__Aim__: Look through the lines below and extract each one that contains "with".

──────────────────────────────

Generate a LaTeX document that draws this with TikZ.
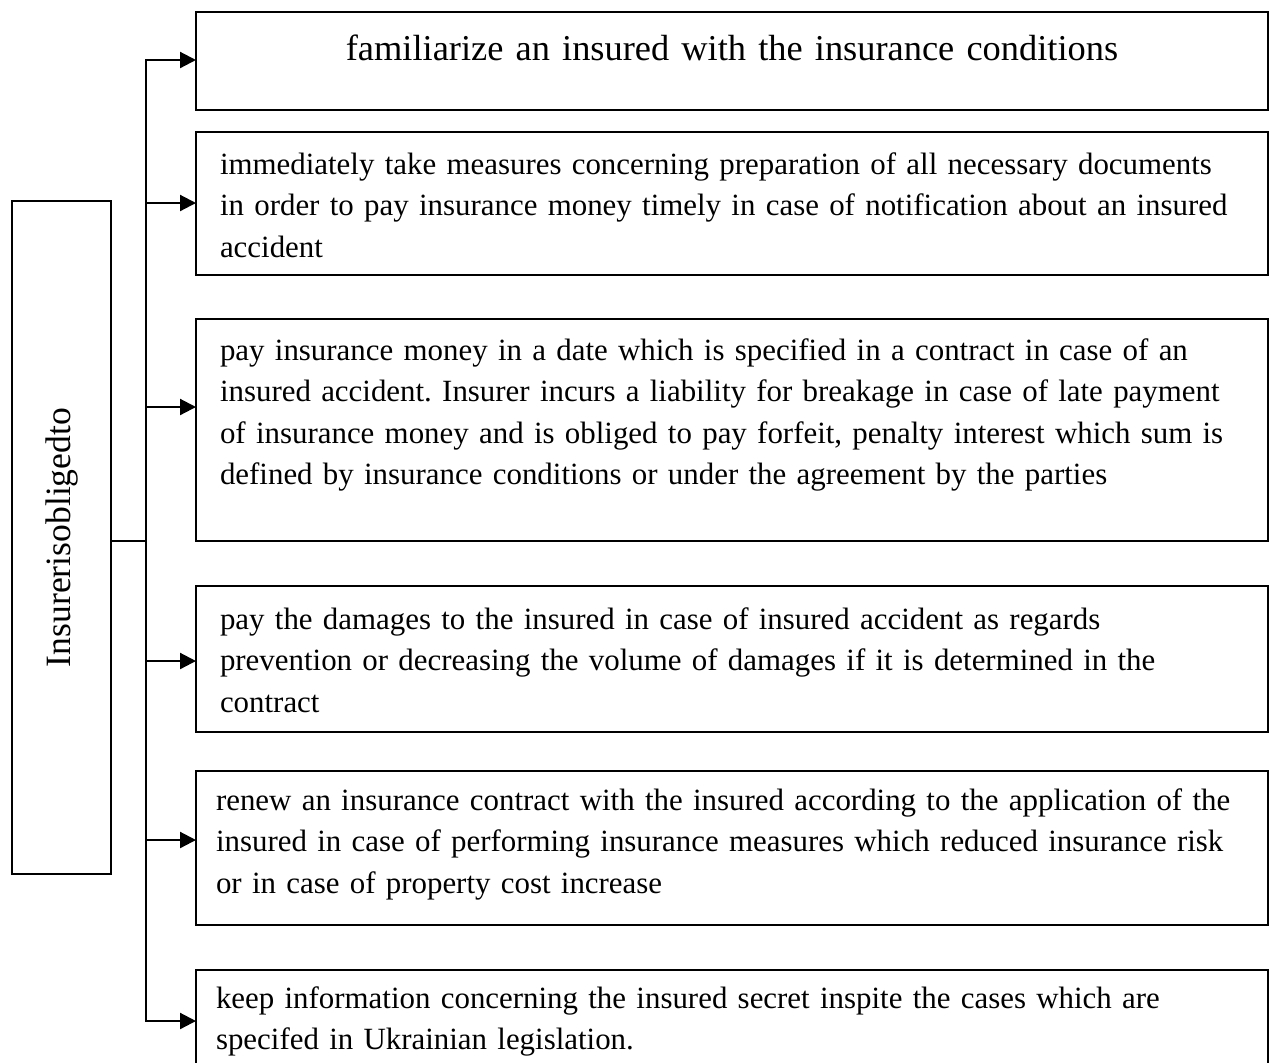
\documentclass[tikz,border=0pt]{standalone}
\usepackage{fontspec}
\setmainfont{Liberation Serif}
\usepackage{tikz}
\usetikzlibrary{arrows.meta,positioning,calc}
\hyphenpenalty=10000
\exhyphenpenalty=10000
\frenchspacing
\tikzset{
    every picture/.style={line join=miter},
    headbox/.style={draw=black,line width=0.9pt,minimum width=49.5pt,minimum height=336.5pt,
      inner sep=0pt,outer sep=0pt,font=\fontsize{17.8pt}{22pt}\selectfont},
    dutybox/.style={draw=black,line width=0.9pt,anchor=north west,
      text width=512pt,inner xsep=12pt,inner ysep=0pt,outer sep=0pt,align=left,
      font=\fontsize{15.45pt}{20.75pt}\selectfont},
    flowline/.style={draw=black,line width=1.1pt},
    flowarrow/.style={flowline,-{Triangle[length=8pt,width=8pt]}}
}
\begin{document}
\begin{tikzpicture}[x=0.5pt,y=-0.5pt]
    \useasboundingbox (0,0) rectangle (1275,1062);
    % left box
    \node[headbox] (insurer) at (61.5,537.5) {\rotatebox{90}{Insurerisobligedto}};
    % duties
    \node[dutybox,align=center,text height=24pt,text depth=25pt,
      font=\fontsize{18.2pt}{22pt}\selectfont] (d1) at (196,12)
      {familiarize an insured with the insurance conditions};
    \node[dutybox,text height=21pt,text depth=50.5pt] (d2) at (196,132)
      {immediately take measures concerning preparation of all necessary documents\\
       in order to pay insurance money timely in case of notification about an insured\\
       accident};
    \node[dutybox,text height=20.5pt,text depth=90.5pt] (d3) at (196,319)
      {pay insurance money in a date which is specified in a contract in case of an\\
       insured accident. Insurer incurs a liability for breakage in case of late payment\\
       of insurance money and is obliged to pay forfeit, penalty interest which sum is\\
       defined by insurance conditions or under the agreement by the parties};
    \node[dutybox,text height=21.5pt,text depth=51.5pt] (d4) at (196,586)
      {pay the damages to the insured in case of insured accident as regards\\
       prevention or decreasing the volume of damages if it is determined in the\\
       contract};
    \node[dutybox,text height=19.5pt,text depth=57.5pt,inner xsep=10pt,text width=516pt] (d5) at (196,771)
      {renew an insurance contract with the insured according to the application of the\\
       insured in case of performing insurance measures which reduced insurance risk\\
       or in case of property cost increase};
    \node[dutybox,text height=19pt,text depth=46pt,inner xsep=10pt,text width=516pt] (d6) at (196,970)
      {keep information concerning the insured secret inspite the cases which are\\
       specifed in Ukrainian legislation.};
    % trunk and arrows
    \coordinate (a1) at (146,60);
    \coordinate (a2) at (146,203);
    \coordinate (a3) at (146,407);
    \coordinate (a4) at (146,661);
    \coordinate (a5) at (146,840);
    \coordinate (a6) at (146,1021);
    \coordinate (hub) at (146,541);
    \draw[flowline] (insurer.east |- hub) -- (hub);
    \draw[flowarrow] (hub) -- (a1) -- (a1 -| d1.west);
    \draw[flowarrow] (hub) -- (a6) -- (a6 -| d6.west);
    \foreach \i in {2,...,5}
        \draw[flowarrow] (a\i) -- (a\i -| d\i.west);
\end{tikzpicture}
\end{document}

──────────────────────────────

__Answer to this task__:
Generate a LaTeX document that draws this with TikZ.
      {familiarize an insured with the insurance conditions};
      {renew an insurance contract with the insured according to the application of the\\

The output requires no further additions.